:: Problem details ::
Take the lines from the top down to and including the one with "t_y += [v, v, None]" and repeat them exactly. Omit images.

:: Supplied material ::
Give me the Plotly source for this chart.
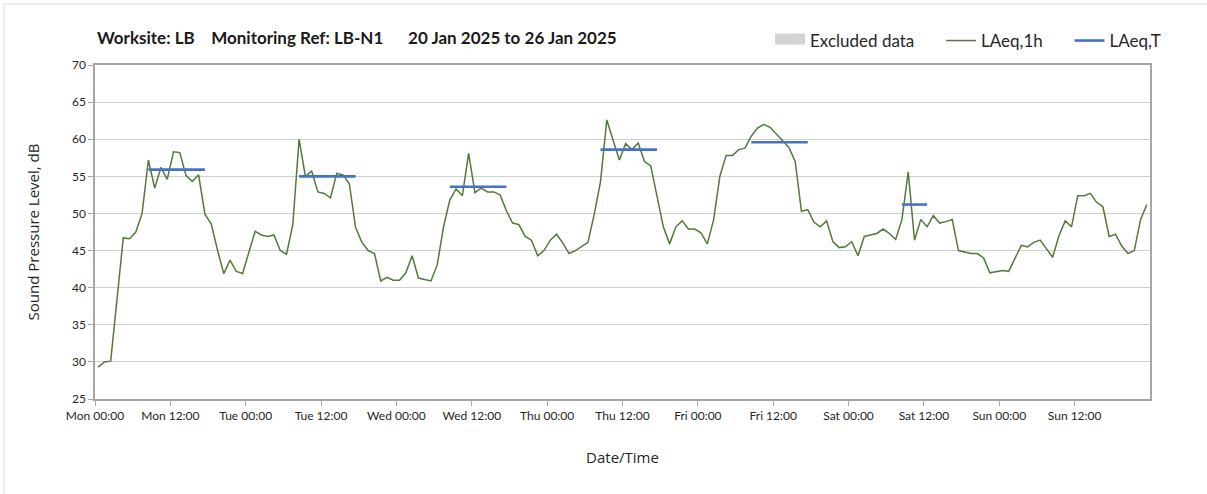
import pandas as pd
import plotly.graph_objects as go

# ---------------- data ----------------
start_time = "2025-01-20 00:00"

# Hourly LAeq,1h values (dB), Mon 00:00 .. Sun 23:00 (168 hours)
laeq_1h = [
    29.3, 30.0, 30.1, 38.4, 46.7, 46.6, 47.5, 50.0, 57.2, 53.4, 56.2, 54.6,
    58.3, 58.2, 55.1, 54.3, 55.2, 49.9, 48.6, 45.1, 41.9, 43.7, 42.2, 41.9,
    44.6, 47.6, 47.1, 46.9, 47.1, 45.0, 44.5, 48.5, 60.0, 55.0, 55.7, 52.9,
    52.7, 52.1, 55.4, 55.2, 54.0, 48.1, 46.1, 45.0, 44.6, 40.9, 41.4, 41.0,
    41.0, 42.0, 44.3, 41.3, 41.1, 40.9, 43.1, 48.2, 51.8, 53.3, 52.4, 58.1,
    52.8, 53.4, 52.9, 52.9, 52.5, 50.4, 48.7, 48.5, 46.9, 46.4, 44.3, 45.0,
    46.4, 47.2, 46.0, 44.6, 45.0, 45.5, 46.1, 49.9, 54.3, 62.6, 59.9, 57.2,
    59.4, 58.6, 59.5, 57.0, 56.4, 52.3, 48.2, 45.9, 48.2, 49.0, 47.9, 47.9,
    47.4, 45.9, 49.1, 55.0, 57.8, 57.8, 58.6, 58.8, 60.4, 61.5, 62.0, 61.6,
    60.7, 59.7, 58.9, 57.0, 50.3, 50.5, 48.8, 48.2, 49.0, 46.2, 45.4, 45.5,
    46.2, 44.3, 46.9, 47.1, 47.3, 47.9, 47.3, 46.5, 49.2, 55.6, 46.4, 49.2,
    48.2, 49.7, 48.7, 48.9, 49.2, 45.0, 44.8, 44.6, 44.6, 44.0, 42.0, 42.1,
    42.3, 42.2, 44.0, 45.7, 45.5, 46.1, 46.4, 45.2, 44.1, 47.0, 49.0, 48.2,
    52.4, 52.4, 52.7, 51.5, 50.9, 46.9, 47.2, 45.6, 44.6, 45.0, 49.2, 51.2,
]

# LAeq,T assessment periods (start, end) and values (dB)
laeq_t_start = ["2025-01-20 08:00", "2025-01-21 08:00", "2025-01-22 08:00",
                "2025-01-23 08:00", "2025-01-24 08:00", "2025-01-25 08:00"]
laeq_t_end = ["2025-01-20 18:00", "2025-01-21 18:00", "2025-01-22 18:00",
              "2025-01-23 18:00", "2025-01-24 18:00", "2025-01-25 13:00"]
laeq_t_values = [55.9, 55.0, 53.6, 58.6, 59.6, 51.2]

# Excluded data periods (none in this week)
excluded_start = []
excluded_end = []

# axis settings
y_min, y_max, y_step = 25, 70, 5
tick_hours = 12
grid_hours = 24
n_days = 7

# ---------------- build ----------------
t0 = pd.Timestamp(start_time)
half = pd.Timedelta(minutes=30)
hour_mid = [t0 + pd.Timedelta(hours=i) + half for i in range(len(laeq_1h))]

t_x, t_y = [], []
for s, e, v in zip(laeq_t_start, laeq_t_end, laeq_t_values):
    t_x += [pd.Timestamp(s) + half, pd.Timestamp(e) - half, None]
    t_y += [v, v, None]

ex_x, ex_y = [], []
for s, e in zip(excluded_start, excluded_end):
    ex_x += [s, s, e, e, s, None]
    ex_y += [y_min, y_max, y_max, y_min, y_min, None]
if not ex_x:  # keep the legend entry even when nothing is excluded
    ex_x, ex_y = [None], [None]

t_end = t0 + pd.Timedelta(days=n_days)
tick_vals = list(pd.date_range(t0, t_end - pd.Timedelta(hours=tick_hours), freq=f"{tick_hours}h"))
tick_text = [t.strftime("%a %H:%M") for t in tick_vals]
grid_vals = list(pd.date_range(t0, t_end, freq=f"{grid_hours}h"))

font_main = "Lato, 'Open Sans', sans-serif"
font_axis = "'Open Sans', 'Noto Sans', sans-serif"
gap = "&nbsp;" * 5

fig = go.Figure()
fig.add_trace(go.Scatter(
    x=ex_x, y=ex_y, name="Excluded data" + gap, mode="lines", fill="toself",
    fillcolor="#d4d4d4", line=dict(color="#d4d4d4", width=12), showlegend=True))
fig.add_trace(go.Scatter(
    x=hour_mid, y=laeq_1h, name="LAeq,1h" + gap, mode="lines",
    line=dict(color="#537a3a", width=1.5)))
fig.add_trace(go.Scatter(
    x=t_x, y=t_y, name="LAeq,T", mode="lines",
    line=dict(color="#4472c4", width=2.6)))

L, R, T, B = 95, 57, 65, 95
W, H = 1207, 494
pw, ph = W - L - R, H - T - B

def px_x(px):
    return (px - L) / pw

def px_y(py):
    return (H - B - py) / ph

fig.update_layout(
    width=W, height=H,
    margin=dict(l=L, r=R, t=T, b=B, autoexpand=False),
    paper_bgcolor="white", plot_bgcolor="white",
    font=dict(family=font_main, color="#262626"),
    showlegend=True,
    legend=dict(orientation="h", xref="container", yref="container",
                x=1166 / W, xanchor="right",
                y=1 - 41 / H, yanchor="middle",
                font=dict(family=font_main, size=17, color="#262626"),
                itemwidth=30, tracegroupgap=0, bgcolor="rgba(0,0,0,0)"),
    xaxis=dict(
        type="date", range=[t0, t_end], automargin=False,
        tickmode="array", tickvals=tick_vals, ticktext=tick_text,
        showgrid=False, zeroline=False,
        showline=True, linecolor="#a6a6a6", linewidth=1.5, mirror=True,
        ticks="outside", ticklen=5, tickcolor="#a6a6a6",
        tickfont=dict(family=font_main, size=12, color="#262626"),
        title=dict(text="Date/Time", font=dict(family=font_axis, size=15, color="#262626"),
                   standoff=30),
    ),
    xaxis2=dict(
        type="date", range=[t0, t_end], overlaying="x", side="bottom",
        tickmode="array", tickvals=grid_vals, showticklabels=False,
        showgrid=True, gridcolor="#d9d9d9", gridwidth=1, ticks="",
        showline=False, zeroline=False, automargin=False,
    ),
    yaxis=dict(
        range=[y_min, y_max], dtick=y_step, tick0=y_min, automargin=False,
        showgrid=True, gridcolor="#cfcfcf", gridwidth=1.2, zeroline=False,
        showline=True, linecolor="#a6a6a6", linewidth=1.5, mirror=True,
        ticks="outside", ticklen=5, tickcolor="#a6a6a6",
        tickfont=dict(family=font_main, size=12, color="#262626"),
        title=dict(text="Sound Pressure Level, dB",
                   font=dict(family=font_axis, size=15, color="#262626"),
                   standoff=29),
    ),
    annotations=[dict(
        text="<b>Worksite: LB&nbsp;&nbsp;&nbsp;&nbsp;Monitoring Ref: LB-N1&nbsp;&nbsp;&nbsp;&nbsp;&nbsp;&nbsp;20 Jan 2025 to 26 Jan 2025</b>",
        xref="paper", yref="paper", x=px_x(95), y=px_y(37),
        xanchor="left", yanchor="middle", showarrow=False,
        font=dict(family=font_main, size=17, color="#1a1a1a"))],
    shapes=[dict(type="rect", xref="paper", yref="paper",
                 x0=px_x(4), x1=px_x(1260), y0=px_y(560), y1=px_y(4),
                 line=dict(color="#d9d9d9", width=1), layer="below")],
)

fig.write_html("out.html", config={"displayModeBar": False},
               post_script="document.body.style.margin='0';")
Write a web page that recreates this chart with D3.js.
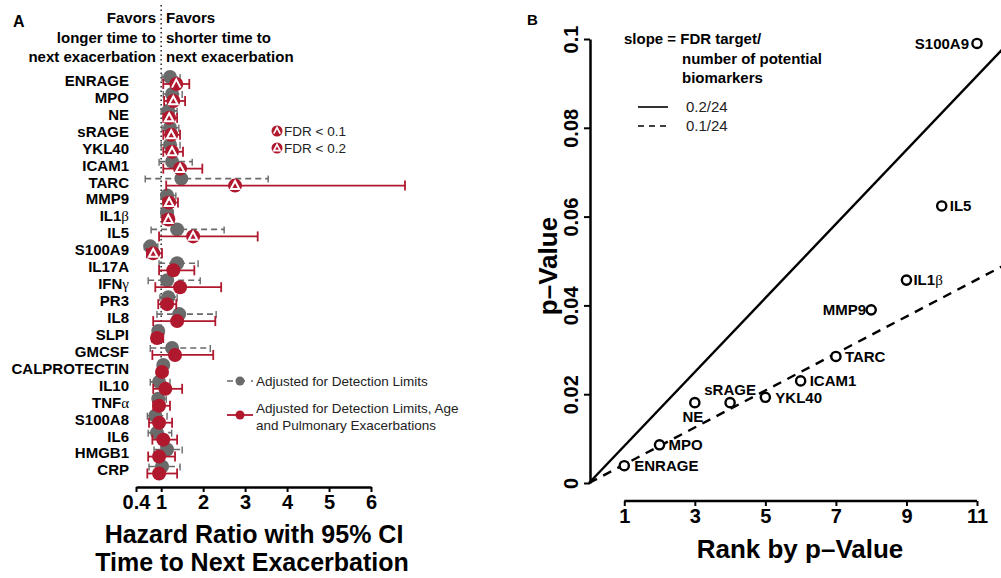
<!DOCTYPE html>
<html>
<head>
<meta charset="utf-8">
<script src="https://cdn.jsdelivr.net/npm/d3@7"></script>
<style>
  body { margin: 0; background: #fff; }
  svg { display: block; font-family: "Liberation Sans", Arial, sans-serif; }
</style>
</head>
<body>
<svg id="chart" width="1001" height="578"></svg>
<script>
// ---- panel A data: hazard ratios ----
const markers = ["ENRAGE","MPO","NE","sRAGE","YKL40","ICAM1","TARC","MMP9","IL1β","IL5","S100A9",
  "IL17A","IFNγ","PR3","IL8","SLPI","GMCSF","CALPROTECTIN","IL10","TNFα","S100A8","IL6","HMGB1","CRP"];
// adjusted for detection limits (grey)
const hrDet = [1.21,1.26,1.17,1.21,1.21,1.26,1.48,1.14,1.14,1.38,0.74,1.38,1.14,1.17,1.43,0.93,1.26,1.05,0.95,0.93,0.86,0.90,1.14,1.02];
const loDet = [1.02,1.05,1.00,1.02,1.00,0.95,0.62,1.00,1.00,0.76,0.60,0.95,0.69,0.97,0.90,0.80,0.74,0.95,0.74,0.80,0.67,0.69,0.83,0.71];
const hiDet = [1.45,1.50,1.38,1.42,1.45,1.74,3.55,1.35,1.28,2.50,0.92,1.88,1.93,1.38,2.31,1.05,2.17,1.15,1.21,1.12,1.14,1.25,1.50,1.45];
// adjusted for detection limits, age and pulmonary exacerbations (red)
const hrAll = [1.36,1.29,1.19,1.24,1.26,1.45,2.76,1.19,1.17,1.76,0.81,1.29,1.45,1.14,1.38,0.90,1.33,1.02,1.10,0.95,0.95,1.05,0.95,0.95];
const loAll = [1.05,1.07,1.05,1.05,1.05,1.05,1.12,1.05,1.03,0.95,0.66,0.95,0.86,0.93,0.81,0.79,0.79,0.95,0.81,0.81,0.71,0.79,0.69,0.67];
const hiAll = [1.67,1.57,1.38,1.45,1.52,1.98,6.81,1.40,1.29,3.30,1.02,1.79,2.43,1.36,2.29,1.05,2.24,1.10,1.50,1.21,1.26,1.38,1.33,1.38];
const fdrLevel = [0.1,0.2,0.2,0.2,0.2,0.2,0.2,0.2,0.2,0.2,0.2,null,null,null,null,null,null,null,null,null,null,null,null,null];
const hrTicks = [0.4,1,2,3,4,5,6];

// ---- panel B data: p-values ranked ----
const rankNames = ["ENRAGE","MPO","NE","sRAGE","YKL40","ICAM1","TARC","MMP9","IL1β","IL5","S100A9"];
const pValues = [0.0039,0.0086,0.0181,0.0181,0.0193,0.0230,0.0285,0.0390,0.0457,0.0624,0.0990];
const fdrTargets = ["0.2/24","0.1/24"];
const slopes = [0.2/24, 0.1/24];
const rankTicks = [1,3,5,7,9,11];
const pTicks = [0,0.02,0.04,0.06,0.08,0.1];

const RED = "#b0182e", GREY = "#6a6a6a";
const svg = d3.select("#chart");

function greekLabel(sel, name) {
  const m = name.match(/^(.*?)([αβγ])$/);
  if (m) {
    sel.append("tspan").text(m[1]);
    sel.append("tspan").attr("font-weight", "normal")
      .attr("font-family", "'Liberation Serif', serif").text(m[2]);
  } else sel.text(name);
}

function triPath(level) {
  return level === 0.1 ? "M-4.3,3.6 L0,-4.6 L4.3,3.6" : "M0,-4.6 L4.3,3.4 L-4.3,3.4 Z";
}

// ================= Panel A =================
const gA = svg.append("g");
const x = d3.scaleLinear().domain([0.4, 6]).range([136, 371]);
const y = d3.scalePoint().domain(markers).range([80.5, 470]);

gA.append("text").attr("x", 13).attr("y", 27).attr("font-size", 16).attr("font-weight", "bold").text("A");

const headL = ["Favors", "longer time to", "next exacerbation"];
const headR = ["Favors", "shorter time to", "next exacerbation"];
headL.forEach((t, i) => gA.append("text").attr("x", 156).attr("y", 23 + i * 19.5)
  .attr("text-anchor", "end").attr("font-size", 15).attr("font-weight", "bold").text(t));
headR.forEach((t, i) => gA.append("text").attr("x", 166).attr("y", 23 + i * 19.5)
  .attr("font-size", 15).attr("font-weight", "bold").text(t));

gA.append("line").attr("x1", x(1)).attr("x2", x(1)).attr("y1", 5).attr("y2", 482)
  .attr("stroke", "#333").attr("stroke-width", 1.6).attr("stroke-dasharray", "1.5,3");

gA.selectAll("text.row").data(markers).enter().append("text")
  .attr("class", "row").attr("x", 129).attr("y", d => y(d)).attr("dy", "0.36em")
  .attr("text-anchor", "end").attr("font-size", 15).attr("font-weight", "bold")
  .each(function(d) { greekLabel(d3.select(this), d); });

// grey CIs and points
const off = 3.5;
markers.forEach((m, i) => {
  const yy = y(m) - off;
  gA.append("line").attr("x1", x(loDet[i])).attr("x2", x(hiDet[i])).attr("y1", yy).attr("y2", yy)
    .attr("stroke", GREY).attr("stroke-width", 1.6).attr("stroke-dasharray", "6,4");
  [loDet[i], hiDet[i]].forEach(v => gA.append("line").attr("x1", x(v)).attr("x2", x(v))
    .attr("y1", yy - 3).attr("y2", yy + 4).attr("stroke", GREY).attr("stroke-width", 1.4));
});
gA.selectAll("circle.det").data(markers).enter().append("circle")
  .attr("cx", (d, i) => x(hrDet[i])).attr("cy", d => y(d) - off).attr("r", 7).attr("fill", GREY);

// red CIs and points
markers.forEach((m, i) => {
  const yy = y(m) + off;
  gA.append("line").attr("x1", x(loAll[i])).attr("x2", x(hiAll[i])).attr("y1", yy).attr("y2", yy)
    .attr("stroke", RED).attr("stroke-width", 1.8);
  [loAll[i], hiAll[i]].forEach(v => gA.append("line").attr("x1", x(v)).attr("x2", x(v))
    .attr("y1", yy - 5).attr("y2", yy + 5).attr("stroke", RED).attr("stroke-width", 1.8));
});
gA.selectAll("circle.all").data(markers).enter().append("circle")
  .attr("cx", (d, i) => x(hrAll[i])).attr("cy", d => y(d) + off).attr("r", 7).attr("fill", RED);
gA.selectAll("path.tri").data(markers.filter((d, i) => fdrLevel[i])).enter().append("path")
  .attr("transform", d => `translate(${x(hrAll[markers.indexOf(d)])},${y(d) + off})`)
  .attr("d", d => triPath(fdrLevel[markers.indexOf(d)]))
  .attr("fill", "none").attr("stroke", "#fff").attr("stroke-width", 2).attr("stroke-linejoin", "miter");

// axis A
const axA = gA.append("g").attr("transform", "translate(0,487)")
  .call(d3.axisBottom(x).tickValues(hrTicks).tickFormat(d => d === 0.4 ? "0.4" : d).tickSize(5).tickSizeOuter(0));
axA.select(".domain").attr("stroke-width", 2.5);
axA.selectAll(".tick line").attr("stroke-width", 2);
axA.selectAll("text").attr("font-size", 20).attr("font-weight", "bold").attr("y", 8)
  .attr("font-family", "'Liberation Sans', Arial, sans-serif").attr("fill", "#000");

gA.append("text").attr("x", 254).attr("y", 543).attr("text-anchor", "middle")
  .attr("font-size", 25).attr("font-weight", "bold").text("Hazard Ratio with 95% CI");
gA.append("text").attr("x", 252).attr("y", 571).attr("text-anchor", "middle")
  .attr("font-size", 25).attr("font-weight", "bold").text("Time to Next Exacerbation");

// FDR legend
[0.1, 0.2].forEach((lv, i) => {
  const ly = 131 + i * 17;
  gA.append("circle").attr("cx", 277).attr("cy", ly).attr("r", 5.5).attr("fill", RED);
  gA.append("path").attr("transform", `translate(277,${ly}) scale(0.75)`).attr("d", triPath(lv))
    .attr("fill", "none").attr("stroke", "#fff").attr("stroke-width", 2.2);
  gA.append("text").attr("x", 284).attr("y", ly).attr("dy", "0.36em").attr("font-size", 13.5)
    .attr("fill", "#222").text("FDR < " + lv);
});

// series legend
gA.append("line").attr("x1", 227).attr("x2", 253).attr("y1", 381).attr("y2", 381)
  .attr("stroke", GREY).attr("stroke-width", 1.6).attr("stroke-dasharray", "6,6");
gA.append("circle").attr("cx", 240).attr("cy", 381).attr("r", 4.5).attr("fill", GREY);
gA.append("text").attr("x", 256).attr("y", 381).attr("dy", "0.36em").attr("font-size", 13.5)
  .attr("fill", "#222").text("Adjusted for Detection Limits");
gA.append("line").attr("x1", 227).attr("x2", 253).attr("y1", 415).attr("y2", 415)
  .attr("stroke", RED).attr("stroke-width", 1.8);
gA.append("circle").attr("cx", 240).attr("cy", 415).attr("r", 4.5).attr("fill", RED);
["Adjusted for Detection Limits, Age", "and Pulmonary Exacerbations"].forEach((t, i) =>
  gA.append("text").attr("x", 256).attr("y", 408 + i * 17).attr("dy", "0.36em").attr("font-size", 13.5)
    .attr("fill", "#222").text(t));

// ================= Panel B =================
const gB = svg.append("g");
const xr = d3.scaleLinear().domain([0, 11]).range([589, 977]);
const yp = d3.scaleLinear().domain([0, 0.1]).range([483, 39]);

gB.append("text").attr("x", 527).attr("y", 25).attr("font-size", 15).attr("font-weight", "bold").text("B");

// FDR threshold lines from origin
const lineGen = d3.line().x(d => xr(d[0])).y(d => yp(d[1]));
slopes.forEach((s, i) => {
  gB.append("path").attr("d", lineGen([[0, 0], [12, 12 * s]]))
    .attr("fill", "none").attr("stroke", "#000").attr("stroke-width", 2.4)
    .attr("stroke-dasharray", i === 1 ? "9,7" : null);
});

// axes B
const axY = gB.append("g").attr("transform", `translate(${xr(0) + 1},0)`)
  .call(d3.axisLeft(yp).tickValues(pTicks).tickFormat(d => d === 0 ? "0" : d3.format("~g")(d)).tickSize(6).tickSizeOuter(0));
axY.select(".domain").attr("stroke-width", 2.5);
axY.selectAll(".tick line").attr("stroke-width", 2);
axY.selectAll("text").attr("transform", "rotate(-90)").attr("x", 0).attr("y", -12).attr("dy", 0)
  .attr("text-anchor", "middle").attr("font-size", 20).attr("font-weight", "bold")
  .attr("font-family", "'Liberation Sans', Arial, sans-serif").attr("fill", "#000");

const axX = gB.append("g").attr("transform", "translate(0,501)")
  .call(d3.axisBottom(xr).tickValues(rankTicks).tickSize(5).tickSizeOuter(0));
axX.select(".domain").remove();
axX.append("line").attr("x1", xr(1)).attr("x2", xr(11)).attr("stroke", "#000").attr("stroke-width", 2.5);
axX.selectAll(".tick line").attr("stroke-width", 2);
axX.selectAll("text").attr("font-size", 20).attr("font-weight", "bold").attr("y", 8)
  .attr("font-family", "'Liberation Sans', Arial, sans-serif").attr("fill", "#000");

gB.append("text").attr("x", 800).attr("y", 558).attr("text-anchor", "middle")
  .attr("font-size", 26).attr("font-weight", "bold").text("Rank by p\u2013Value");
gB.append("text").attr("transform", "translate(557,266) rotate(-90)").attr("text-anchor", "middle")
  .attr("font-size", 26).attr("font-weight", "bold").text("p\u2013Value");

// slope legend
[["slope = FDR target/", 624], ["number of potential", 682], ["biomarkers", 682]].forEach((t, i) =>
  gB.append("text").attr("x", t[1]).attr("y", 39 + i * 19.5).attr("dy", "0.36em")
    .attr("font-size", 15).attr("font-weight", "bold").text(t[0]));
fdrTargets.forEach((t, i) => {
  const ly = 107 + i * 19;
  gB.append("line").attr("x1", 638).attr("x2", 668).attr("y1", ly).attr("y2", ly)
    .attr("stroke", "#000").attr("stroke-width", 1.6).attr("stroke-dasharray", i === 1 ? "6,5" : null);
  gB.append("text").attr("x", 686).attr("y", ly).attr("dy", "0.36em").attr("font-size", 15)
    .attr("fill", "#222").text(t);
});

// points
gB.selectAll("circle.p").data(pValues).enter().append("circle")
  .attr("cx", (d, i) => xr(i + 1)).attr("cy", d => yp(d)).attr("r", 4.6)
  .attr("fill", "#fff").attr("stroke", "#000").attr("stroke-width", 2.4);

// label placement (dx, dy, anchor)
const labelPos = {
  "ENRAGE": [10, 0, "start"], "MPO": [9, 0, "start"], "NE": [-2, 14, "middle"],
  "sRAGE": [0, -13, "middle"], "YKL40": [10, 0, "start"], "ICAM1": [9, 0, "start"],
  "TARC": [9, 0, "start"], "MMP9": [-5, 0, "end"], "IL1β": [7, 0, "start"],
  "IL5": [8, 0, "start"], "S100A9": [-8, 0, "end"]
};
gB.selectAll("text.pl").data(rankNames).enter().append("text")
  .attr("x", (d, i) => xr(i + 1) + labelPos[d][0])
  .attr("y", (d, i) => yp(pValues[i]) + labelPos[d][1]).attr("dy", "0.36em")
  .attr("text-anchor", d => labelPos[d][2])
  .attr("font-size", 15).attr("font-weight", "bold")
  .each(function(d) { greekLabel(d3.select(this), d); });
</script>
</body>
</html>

:: Final result ::
Give me the Plotly source for this chart.
import pandas as pd
import plotly.graph_objects as go

# ---------------- data ----------------
start_time = "2025-01-20 00:00"

# Hourly LAeq,1h values (dB), Mon 00:00 .. Sun 23:00 (168 hours)
laeq_1h = [
    29.3, 30.0, 30.1, 38.4, 46.7, 46.6, 47.5, 50.0, 57.2, 53.4, 56.2, 54.6,
    58.3, 58.2, 55.1, 54.3, 55.2, 49.9, 48.6, 45.1, 41.9, 43.7, 42.2, 41.9,
    44.6, 47.6, 47.1, 46.9, 47.1, 45.0, 44.5, 48.5, 60.0, 55.0, 55.7, 52.9,
    52.7, 52.1, 55.4, 55.2, 54.0, 48.1, 46.1, 45.0, 44.6, 40.9, 41.4, 41.0,
    41.0, 42.0, 44.3, 41.3, 41.1, 40.9, 43.1, 48.2, 51.8, 53.3, 52.4, 58.1,
    52.8, 53.4, 52.9, 52.9, 52.5, 50.4, 48.7, 48.5, 46.9, 46.4, 44.3, 45.0,
    46.4, 47.2, 46.0, 44.6, 45.0, 45.5, 46.1, 49.9, 54.3, 62.6, 59.9, 57.2,
    59.4, 58.6, 59.5, 57.0, 56.4, 52.3, 48.2, 45.9, 48.2, 49.0, 47.9, 47.9,
    47.4, 45.9, 49.1, 55.0, 57.8, 57.8, 58.6, 58.8, 60.4, 61.5, 62.0, 61.6,
    60.7, 59.7, 58.9, 57.0, 50.3, 50.5, 48.8, 48.2, 49.0, 46.2, 45.4, 45.5,
    46.2, 44.3, 46.9, 47.1, 47.3, 47.9, 47.3, 46.5, 49.2, 55.6, 46.4, 49.2,
    48.2, 49.7, 48.7, 48.9, 49.2, 45.0, 44.8, 44.6, 44.6, 44.0, 42.0, 42.1,
    42.3, 42.2, 44.0, 45.7, 45.5, 46.1, 46.4, 45.2, 44.1, 47.0, 49.0, 48.2,
    52.4, 52.4, 52.7, 51.5, 50.9, 46.9, 47.2, 45.6, 44.6, 45.0, 49.2, 51.2,
]

# LAeq,T assessment periods (start, end) and values (dB)
laeq_t_start = ["2025-01-20 08:00", "2025-01-21 08:00", "2025-01-22 08:00",
                "2025-01-23 08:00", "2025-01-24 08:00", "2025-01-25 08:00"]
laeq_t_end = ["2025-01-20 18:00", "2025-01-21 18:00", "2025-01-22 18:00",
              "2025-01-23 18:00", "2025-01-24 18:00", "2025-01-25 13:00"]
laeq_t_values = [55.9, 55.0, 53.6, 58.6, 59.6, 51.2]

# Excluded data periods (none in this week)
excluded_start = []
excluded_end = []

# axis settings
y_min, y_max, y_step = 25, 70, 5
tick_hours = 12
grid_hours = 24
n_days = 7

# ---------------- build ----------------
t0 = pd.Timestamp(start_time)
half = pd.Timedelta(minutes=30)
hour_mid = [t0 + pd.Timedelta(hours=i) + half for i in range(len(laeq_1h))]

t_x, t_y = [], []
for s, e, v in zip(laeq_t_start, laeq_t_end, laeq_t_values):
    t_x += [pd.Timestamp(s) + half, pd.Timestamp(e) - half, None]
    t_y += [v, v, None]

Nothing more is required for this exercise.